Task prompt. Exact reproduction of the data is required, with images excluded.

Data segment.
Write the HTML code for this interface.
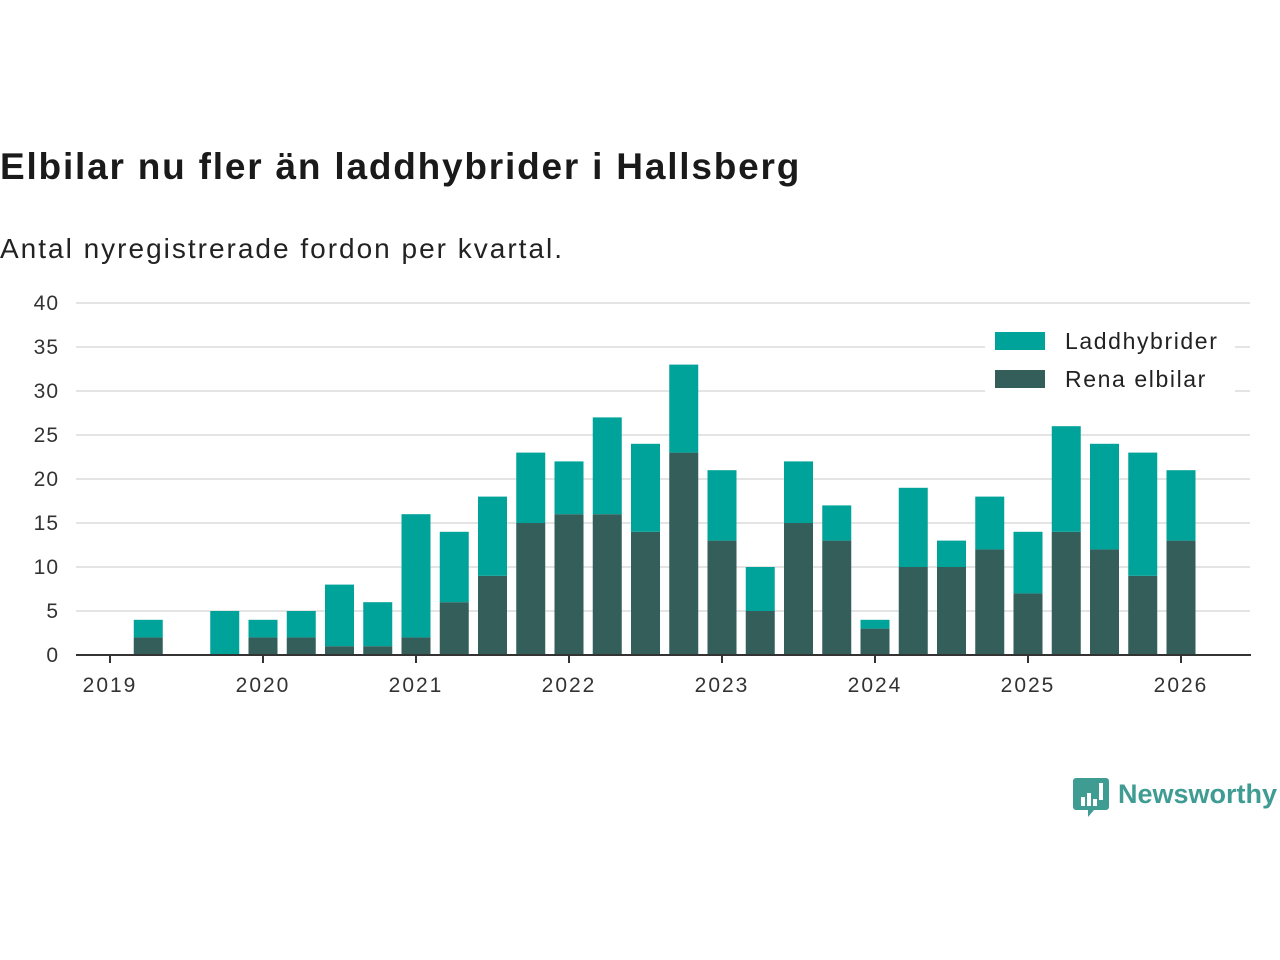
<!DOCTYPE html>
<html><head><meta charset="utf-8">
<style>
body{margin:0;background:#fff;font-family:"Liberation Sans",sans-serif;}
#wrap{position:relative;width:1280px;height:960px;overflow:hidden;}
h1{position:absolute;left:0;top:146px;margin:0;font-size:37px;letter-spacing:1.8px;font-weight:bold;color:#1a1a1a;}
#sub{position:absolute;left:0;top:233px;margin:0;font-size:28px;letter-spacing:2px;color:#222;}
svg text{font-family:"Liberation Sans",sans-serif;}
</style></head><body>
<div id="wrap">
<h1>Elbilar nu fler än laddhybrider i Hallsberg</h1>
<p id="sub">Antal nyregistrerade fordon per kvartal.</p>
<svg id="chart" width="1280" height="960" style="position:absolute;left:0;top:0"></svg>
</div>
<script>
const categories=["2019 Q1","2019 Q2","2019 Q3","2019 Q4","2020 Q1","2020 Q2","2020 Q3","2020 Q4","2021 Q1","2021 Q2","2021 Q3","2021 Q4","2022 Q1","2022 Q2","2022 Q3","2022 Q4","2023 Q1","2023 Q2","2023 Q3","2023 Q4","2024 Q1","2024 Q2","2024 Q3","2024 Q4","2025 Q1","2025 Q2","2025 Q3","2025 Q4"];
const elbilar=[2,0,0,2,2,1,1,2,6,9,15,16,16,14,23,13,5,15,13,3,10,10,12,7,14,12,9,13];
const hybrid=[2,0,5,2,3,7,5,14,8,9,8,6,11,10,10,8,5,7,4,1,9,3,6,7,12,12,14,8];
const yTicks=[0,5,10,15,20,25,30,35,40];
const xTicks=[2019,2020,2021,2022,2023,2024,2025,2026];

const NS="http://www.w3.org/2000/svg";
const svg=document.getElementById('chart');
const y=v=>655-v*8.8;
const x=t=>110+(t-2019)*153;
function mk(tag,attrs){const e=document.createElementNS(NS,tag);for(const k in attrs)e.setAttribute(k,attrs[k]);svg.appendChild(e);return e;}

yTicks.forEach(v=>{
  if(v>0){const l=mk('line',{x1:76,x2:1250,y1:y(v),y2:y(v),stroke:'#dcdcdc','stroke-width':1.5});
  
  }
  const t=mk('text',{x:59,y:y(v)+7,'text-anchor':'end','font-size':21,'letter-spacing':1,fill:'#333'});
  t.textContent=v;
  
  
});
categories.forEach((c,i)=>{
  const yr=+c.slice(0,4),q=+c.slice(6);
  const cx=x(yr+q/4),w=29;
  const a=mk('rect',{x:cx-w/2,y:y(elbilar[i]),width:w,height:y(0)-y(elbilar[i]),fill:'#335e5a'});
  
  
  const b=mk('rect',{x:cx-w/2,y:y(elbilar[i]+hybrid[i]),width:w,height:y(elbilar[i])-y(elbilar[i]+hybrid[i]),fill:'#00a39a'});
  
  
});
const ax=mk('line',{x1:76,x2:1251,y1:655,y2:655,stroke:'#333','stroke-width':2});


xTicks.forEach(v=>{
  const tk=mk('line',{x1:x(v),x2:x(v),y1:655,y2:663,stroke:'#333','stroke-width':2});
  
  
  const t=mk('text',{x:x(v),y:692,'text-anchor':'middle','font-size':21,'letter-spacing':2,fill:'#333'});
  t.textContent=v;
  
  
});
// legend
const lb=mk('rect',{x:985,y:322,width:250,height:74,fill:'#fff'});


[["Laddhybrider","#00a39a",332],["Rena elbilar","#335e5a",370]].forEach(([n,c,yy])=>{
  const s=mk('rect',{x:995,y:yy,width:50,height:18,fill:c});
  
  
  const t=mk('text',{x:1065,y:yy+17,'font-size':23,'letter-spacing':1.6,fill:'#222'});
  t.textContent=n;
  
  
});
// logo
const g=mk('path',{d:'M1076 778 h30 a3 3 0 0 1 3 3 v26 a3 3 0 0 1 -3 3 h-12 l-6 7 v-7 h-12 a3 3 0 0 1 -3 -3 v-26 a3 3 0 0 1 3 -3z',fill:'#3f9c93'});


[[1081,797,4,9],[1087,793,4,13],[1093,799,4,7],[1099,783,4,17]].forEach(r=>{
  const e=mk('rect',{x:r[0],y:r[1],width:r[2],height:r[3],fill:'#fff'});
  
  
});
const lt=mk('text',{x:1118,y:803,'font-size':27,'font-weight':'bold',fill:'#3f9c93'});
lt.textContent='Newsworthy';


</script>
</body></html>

Output for this task.
Write the HTML code for this interface.
<!DOCTYPE html>
<html><head><meta charset="utf-8">
<style>
body{margin:0;background:#fff;font-family:"Liberation Sans",sans-serif;}
#wrap{position:relative;width:1280px;height:960px;overflow:hidden;}
h1{position:absolute;left:0;top:146px;margin:0;font-size:37px;letter-spacing:1.8px;font-weight:bold;color:#1a1a1a;}
#sub{position:absolute;left:0;top:233px;margin:0;font-size:28px;letter-spacing:2px;color:#222;}
svg text{font-family:"Liberation Sans",sans-serif;}
</style></head><body>
<div id="wrap">
<h1>Elbilar nu fler än laddhybrider i Hallsberg</h1>
<p id="sub">Antal nyregistrerade fordon per kvartal.</p>
<svg id="chart" width="1280" height="960" style="position:absolute;left:0;top:0"></svg>
</div>
<script>
const categories=["2019 Q1","2019 Q2","2019 Q3","2019 Q4","2020 Q1","2020 Q2","2020 Q3","2020 Q4","2021 Q1","2021 Q2","2021 Q3","2021 Q4","2022 Q1","2022 Q2","2022 Q3","2022 Q4","2023 Q1","2023 Q2","2023 Q3","2023 Q4","2024 Q1","2024 Q2","2024 Q3","2024 Q4","2025 Q1","2025 Q2","2025 Q3","2025 Q4"];
const elbilar=[2,0,0,2,2,1,1,2,6,9,15,16,16,14,23,13,5,15,13,3,10,10,12,7,14,12,9,13];
const hybrid=[2,0,5,2,3,7,5,14,8,9,8,6,11,10,10,8,5,7,4,1,9,3,6,7,12,12,14,8];
const yTicks=[0,5,10,15,20,25,30,35,40];
const xTicks=[2019,2020,2021,2022,2023,2024,2025,2026];

const NS="http://www.w3.org/2000/svg";
const svg=document.getElementById('chart');
const y=v=>655-v*8.8;
const x=t=>110+(t-2019)*153;
function mk(tag,attrs){const e=document.createElementNS(NS,tag);for(const k in attrs)e.setAttribute(k,attrs[k]);svg.appendChild(e);return e;}

yTicks.forEach(v=>{
  if(v>0){const l=mk('line',{x1:76,x2:1250,y1:y(v),y2:y(v),stroke:'#dcdcdc','stroke-width':1.5});
  
  }
  const t=mk('text',{x:59,y:y(v)+7,'text-anchor':'end','font-size':21,'letter-spacing':1,fill:'#333'});
  t.textContent=v;
  
  
});
categories.forEach((c,i)=>{
  const yr=+c.slice(0,4),q=+c.slice(6);
  const cx=x(yr+q/4),w=29;
  const a=mk('rect',{x:cx-w/2,y:y(elbilar[i]),width:w,height:y(0)-y(elbilar[i]),fill:'#335e5a'});
  
  
  const b=mk('rect',{x:cx-w/2,y:y(elbilar[i]+hybrid[i]),width:w,height:y(elbilar[i])-y(elbilar[i]+hybrid[i]),fill:'#00a39a'});
  
  
});
const ax=mk('line',{x1:76,x2:1251,y1:655,y2:655,stroke:'#333','stroke-width':2});


xTicks.forEach(v=>{
  const tk=mk('line',{x1:x(v),x2:x(v),y1:655,y2:663,stroke:'#333','stroke-width':2});
  
  
  const t=mk('text',{x:x(v),y:692,'text-anchor':'middle','font-size':21,'letter-spacing':2,fill:'#333'});
  t.textContent=v;
  
  
});
// legend
const lb=mk('rect',{x:985,y:322,width:250,height:74,fill:'#fff'});


[["Laddhybrider","#00a39a",332],["Rena elbilar","#335e5a",370]].forEach(([n,c,yy])=>{
  const s=mk('rect',{x:995,y:yy,width:50,height:18,fill:c});
  
  
  const t=mk('text',{x:1065,y:yy+17,'font-size':23,'letter-spacing':1.6,fill:'#222'});
  t.textContent=n;
  
  
});
// logo
const g=mk('path',{d:'M1076 778 h30 a3 3 0 0 1 3 3 v26 a3 3 0 0 1 -3 3 h-12 l-6 7 v-7 h-12 a3 3 0 0 1 -3 -3 v-26 a3 3 0 0 1 3 -3z',fill:'#3f9c93'});


[[1081,797,4,9],[1087,793,4,13],[1093,799,4,7],[1099,783,4,17]].forEach(r=>{
  const e=mk('rect',{x:r[0],y:r[1],width:r[2],height:r[3],fill:'#fff'});
  
  
});
const lt=mk('text',{x:1118,y:803,'font-size':27,'font-weight':'bold',fill:'#3f9c93'});
lt.textContent='Newsworthy';


</script>
</body></html>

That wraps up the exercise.